Que signifie concrètement être « un historien marxiste », dans votre manière d'aborder l'histoire du XIXe et du XXe siècle par exemple ?

Pour un marxiste, l'histoire est en premier lieu une discipline qui s'occupe de l'évolution du genre humain. Cette évolution s'opère par une action innovatrice ? c'est-à-dire de plus en plus consciente ? du travail humain sur la nature. Selon les critères de la géologie et même de la paléontologie, c'est une histoire extrêmement brève. Il n'y a que dix mille ans qui nous séparent de l'invention de l'agriculture, qui a permis l'accumulation en permanence d'un excédent de production sur la consommation, et donc de sa mise en valeur permanente, et ce à des fins à la fois politique, sociale et culturelle. Cela s'est produit à travers un mécanisme de l'accaparement privilégié de cet excédent par les classes institutionnelles dirigeantes, et par des divisions spatiales du travail à différentes échelles, urbaines, locales, nationales et aujourd'hui mondiales.

Ces mécanismes n'ont jamais cessé d'opérer. Depuis le début du XVIIIe siècle, on assiste à une accélération absolument extraordinaire de cette évolution, et ce à une échelle de plus en plus globale, grâce à la percée du système économique capitaliste, dont la base est d'abord industrielle, et ensuite de plus en plus technologisée. Le capitalisme a multiplié de façon exponentielle la capacité productrice de l'humanité et continue encore à le faire.
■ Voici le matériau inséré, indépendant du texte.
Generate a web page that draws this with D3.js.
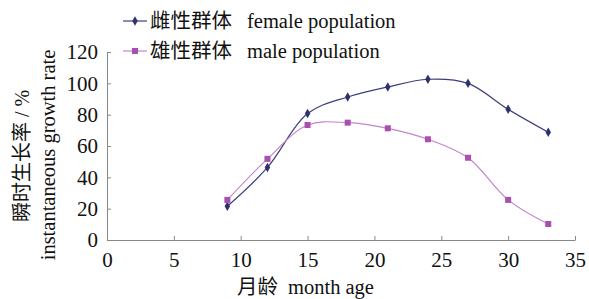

Dans le dernier demi-siècle, l'accélération, et les transformations qui en découlent, nous ont précipités dans une époque où toute la longue durée de Fernand Braudel se raccourcit au temps court de l'histoire événementielle et même à l'expérience de la vie individuelle.

La seule façon d'aborder l'histoire mondiale de ces derniers siècles, c'est à partir de l'analyse historique des mécanismes, du rythme et des fonctionnements de l'économie capitaliste, dont Karl Marx a été le pionnier. C'est ce que j'ai tenté de faire dans mes oeuvres de synthèse portant sur les deux derniers siècles, y compris en ce qui concerne les phénomènes de mondialisation. Et cela suppose, comme chez K. Marx, la critique continue de ces processus du capitalisme.